(Records with drawing code)
-----

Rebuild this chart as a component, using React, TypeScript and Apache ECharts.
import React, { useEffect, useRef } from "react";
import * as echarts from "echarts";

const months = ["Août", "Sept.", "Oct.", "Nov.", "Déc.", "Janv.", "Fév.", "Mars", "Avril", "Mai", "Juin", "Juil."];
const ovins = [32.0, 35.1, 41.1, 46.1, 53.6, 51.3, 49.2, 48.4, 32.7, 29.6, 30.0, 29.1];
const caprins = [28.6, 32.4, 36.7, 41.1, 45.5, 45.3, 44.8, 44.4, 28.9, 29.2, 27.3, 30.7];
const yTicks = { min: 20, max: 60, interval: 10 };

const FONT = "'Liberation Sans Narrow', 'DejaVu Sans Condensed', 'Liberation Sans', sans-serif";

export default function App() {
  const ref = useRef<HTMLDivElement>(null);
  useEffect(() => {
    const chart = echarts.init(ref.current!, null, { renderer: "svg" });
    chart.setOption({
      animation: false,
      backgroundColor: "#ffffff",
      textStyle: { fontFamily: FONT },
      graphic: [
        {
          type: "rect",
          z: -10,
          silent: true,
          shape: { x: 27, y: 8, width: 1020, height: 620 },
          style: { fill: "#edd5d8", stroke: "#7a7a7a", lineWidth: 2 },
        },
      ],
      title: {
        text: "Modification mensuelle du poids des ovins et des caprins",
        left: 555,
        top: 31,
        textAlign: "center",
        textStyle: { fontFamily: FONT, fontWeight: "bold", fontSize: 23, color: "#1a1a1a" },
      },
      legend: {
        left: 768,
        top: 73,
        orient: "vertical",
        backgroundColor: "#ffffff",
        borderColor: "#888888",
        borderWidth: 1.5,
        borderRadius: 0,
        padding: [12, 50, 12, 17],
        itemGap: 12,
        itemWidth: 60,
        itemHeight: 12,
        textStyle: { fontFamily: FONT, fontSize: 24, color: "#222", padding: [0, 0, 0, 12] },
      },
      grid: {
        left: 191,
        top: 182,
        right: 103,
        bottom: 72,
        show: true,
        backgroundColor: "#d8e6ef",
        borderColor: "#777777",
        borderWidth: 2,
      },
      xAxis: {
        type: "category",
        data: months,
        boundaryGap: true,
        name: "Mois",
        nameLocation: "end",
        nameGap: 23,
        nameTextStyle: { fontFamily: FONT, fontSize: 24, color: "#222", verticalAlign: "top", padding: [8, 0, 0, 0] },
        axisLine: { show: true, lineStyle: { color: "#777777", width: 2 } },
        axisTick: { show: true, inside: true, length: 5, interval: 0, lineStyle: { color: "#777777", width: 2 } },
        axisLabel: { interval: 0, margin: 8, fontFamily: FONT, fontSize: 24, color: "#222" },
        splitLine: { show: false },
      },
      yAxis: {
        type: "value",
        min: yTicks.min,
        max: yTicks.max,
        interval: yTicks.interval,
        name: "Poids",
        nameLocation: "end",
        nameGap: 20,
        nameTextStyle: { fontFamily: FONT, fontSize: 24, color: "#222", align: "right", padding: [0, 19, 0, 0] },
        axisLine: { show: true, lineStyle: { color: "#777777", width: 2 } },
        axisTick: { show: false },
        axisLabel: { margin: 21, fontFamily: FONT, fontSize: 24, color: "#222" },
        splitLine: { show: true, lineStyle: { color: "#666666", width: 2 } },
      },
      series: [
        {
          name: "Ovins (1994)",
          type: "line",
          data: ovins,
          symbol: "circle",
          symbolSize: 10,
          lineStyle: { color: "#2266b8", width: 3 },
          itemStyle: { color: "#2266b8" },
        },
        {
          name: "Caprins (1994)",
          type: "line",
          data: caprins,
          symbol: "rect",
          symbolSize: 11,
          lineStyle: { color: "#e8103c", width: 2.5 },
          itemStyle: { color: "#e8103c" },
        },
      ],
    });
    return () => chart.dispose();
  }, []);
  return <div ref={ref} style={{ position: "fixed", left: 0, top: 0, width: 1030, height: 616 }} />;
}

-----

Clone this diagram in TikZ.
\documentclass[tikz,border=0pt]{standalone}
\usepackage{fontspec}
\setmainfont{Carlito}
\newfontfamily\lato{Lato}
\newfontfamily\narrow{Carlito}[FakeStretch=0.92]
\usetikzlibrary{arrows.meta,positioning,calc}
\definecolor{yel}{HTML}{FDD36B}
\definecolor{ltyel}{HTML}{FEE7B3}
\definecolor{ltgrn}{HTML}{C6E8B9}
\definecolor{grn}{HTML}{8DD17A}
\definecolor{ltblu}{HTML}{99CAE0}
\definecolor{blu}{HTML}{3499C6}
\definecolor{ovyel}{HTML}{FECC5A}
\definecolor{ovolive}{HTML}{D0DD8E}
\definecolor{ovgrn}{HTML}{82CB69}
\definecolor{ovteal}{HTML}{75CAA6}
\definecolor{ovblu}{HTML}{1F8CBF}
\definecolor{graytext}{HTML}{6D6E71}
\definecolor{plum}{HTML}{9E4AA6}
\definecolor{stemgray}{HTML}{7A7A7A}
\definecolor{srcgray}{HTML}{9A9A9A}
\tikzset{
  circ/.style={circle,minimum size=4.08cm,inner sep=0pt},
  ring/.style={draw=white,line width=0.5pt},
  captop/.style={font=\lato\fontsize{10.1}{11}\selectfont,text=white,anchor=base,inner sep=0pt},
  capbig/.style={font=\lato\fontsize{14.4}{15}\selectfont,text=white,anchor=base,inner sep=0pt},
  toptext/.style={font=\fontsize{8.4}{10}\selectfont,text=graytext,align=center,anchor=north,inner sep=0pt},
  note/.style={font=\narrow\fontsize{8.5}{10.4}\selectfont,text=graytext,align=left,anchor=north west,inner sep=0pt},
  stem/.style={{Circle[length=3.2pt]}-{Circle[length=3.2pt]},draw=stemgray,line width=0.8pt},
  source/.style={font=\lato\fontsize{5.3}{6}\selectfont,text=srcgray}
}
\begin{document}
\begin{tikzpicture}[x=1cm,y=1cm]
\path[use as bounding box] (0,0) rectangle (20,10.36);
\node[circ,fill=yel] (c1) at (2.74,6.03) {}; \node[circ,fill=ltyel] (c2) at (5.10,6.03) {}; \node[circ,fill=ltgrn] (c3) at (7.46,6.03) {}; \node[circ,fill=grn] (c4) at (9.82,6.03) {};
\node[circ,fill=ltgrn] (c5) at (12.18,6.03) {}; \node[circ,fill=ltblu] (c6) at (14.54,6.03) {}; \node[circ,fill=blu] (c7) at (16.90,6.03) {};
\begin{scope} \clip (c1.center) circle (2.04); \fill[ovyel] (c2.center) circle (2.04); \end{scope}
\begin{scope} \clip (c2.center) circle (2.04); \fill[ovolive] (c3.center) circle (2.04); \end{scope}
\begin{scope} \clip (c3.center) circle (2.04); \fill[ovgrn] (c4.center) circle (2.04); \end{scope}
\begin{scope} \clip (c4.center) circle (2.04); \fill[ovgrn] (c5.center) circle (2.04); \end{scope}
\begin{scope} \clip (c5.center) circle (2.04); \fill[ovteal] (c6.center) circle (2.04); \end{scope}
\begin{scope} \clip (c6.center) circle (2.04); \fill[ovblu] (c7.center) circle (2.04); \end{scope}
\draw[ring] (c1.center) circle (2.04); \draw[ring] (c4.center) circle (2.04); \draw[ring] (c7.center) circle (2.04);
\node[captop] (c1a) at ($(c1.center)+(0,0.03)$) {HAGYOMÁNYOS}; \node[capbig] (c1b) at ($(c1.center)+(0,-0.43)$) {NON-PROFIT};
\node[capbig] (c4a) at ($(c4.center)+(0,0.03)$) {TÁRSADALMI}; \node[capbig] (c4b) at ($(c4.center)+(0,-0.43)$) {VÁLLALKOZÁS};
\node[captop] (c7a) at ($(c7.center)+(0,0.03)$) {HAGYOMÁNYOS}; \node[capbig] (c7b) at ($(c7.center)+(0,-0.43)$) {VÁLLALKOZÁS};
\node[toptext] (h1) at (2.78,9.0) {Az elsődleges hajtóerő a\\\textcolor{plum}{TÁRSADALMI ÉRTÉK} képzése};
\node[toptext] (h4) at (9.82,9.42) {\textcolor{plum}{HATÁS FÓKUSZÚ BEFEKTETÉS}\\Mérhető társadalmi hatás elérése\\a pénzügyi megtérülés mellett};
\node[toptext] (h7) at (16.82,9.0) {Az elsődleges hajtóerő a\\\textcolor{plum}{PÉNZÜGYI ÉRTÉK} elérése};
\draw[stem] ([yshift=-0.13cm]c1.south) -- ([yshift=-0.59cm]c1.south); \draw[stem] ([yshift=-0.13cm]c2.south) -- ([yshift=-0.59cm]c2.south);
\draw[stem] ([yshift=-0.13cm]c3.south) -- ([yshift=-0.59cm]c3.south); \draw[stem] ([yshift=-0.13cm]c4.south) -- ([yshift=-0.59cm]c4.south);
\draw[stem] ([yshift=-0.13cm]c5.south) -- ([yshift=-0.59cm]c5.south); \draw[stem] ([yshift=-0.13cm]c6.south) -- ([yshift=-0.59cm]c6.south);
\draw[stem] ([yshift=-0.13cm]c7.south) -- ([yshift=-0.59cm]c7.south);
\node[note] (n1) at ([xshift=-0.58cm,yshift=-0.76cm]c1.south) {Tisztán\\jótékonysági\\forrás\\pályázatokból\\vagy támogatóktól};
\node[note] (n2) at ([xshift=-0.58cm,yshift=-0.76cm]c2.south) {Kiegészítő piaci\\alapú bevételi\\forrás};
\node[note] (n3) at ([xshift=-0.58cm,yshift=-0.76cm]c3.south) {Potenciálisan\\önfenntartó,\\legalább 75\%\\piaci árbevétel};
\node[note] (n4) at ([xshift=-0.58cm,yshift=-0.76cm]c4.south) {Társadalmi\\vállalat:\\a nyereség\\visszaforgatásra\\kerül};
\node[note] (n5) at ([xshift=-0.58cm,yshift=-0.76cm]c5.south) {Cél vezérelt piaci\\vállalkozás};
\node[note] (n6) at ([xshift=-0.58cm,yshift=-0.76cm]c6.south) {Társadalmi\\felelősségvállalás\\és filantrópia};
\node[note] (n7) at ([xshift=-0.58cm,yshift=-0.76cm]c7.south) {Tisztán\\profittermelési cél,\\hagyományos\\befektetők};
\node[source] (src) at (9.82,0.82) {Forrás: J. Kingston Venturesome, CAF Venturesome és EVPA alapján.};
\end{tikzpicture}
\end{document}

-----

# WHAT IS EXPECTED:
Your task is to give again the lines from the one containing "Rebuild this chart" to the one containing "Sans Narrow', 'DejaVu", both lines included, exactly and without anything added.

# EXERCISE RESULT:
Rebuild this chart as a component, using React, TypeScript and Apache ECharts.
import React, { useEffect, useRef } from "react";
import * as echarts from "echarts";

const months = ["Août", "Sept.", "Oct.", "Nov.", "Déc.", "Janv.", "Fév.", "Mars", "Avril", "Mai", "Juin", "Juil."];
const ovins = [32.0, 35.1, 41.1, 46.1, 53.6, 51.3, 49.2, 48.4, 32.7, 29.6, 30.0, 29.1];
const caprins = [28.6, 32.4, 36.7, 41.1, 45.5, 45.3, 44.8, 44.4, 28.9, 29.2, 27.3, 30.7];
const yTicks = { min: 20, max: 60, interval: 10 };

const FONT = "'Liberation Sans Narrow', 'DejaVu Sans Condensed', 'Liberation Sans', sans-serif";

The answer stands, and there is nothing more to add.